> _Task description_: Quote all of the data exactly as given. Skip every picture it contains.

> _Information provided_:
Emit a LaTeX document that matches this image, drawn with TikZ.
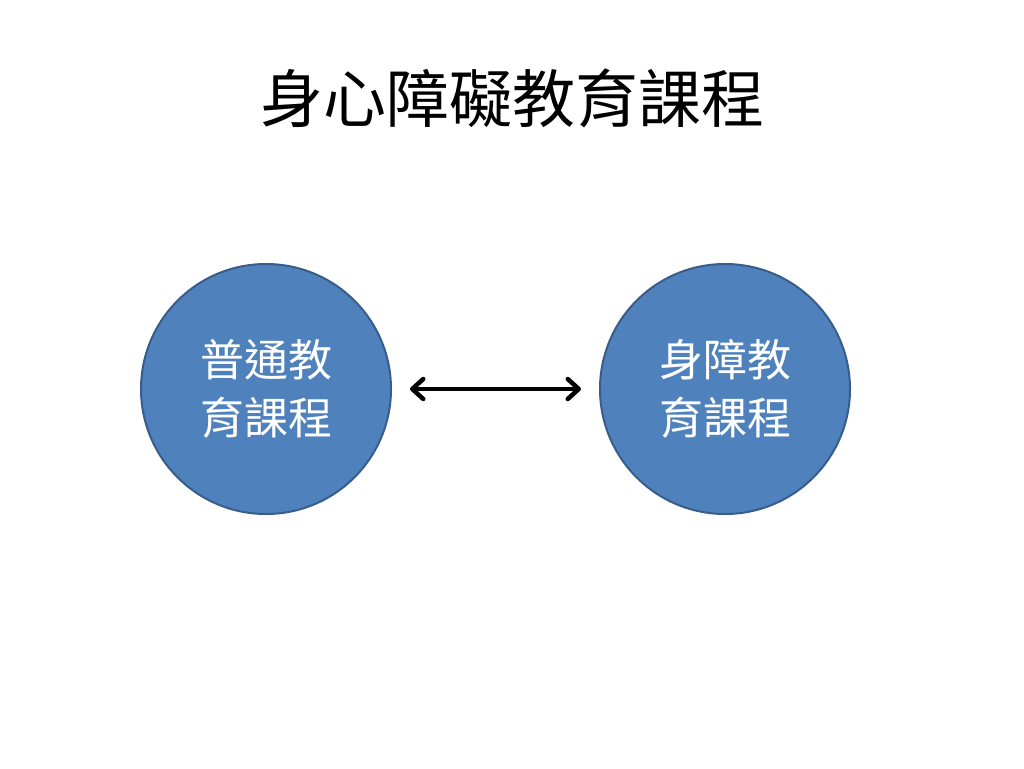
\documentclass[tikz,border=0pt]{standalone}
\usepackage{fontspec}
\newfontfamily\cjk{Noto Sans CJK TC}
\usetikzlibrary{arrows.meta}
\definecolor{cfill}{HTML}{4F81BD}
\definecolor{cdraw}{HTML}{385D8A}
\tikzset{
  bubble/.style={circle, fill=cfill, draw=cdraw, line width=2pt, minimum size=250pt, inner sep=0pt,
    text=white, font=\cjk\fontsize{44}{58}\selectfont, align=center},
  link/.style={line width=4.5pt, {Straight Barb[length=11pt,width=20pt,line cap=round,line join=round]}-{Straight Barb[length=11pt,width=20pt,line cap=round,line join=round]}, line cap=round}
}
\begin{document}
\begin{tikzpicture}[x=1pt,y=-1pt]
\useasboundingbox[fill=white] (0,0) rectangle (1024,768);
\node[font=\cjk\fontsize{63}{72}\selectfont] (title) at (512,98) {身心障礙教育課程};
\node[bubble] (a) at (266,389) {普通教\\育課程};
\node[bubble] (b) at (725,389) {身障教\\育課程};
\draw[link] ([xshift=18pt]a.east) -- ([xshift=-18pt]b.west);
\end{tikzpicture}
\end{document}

> _Solution_:
Emit a LaTeX document that matches this image, drawn with TikZ.
\documentclass[tikz,border=0pt]{standalone}
\usepackage{fontspec}
\newfontfamily\cjk{Noto Sans CJK TC}
\usetikzlibrary{arrows.meta}
\definecolor{cfill}{HTML}{4F81BD}
\definecolor{cdraw}{HTML}{385D8A}
\tikzset{
  bubble/.style={circle, fill=cfill, draw=cdraw, line width=2pt, minimum size=250pt, inner sep=0pt,
    text=white, font=\cjk\fontsize{44}{58}\selectfont, align=center},
  link/.style={line width=4.5pt, {Straight Barb[length=11pt,width=20pt,line cap=round,line join=round]}-{Straight Barb[length=11pt,width=20pt,line cap=round,line join=round]}, line cap=round}
}
\begin{document}
\begin{tikzpicture}[x=1pt,y=-1pt]
\useasboundingbox[fill=white] (0,0) rectangle (1024,768);
\node[font=\cjk\fontsize{63}{72}\selectfont] (title) at (512,98) {身心障礙教育課程};
\node[bubble] (a) at (266,389) {普通教\\育課程};
\node[bubble] (b) at (725,389) {身障教\\育課程};
\draw[link] ([xshift=18pt]a.east) -- ([xshift=-18pt]b.west);
\end{tikzpicture}
\end{document}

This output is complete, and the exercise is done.